Douglass tells about how he was treated at Colonel Lloyd’s, which was fairly well. His only job was to drive up the cows and keep the ducks out of the garden, and then keep the front yard clean. He was about eight years old, not big enough for really hard work. He was also a helper to Colonel Lloyd’s young son, Master Daniel. He would go hunting with him and fetch the ducks Master Daniel shot down. Master Daniel would protect Frederick from the older boys and would give him cakes to eat.
Like other slave children, Frederick didn’t have much clothing: No shoes, no pants, no jacket, only a linen shirt that reached down to his knees. Sometimes he was so cold at night that he would steal a corn bag and crawl in head first with his feet sticking out. And that’s how he would sleep. His feet got so cold that they would crack in places. As a man, the cracks in his feet were still there and so deep and wide that he could lay a pen in them. For food, he ate mush which was poured into a trough. The slaves were called like so many pigs to come and eat. They would scoop up the mush with shells or shingles or use their hands. No one had a spoon. The strong ones ate most, but no one went away satisfied.
After a few years at the Great House Farm, Frederick was told he was leaving for Baltimore in three days. He was going to live at the home of Mr. Hugh Auld (brother to the Old Master’s son in law, Captain Thomas Auld). Those days were the happiest days he could remember. He spent all three days down at the river trying to scrub the dirt and mange from his body because he was told, “The folks in Baltimore are very clean and they will laugh at you.” The mistress also said she would give him a pair of trousers as a reward. This was the first time he worked for a reward and he worked hard. He was so excited about getting those trousers.
He felt indifferent about leaving the Great House Farm. His mother had died. His Grandmother lived far away. His brothers and sisters did not feel like family. And he thought, “It can’t be much worse than the life I have ahead of me here, and it might be better.” Frederick had heard many good things about Baltimore from his cousin Tom. Cousin Tom said everything in Baltimore was bigger and better than what they had on the Great House Farm. Whenever Frederick would point to something at the Great House and say, “This is great or that is beautiful,” Cousin Tom would always say, “You should see what they have in Baltimore!” Nothing on the Great House Farm was ever as good as what they had in Baltimore.

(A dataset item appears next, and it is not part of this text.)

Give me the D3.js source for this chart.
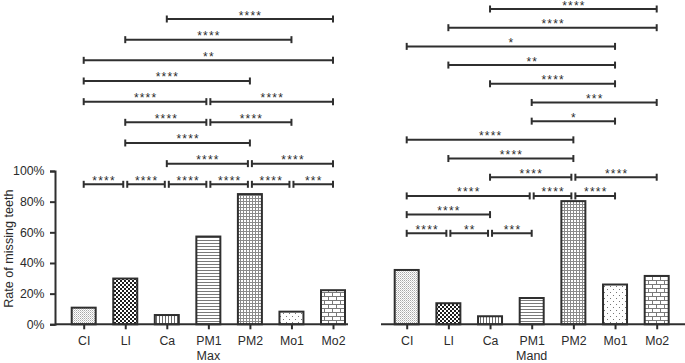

Frederick got into the boat on Saturday to leave for Baltimore and sailed first to the city of Annapolis, the capital of Maryland. It was the biggest city Frederick had seen. They sailed on to Baltimore and arrived on Sunday. After herding the sheep that were on board to where they needed to go, Frederick was taken to the home of his new master: Mr. Hugh Auld.
His new master, Mr. Hugh Auld, and his wife Sophia, and their small son, Little Thomas met him at the door. When Frederick saw Mistress Sophia’s face, it was like a ray of sunshine coming into his life. Her face was full of kindness. It was the first white face that Frederick had ever seen that looked kind and loving. It made him feel good about his future there. He was put in charge of minding Little Thomas.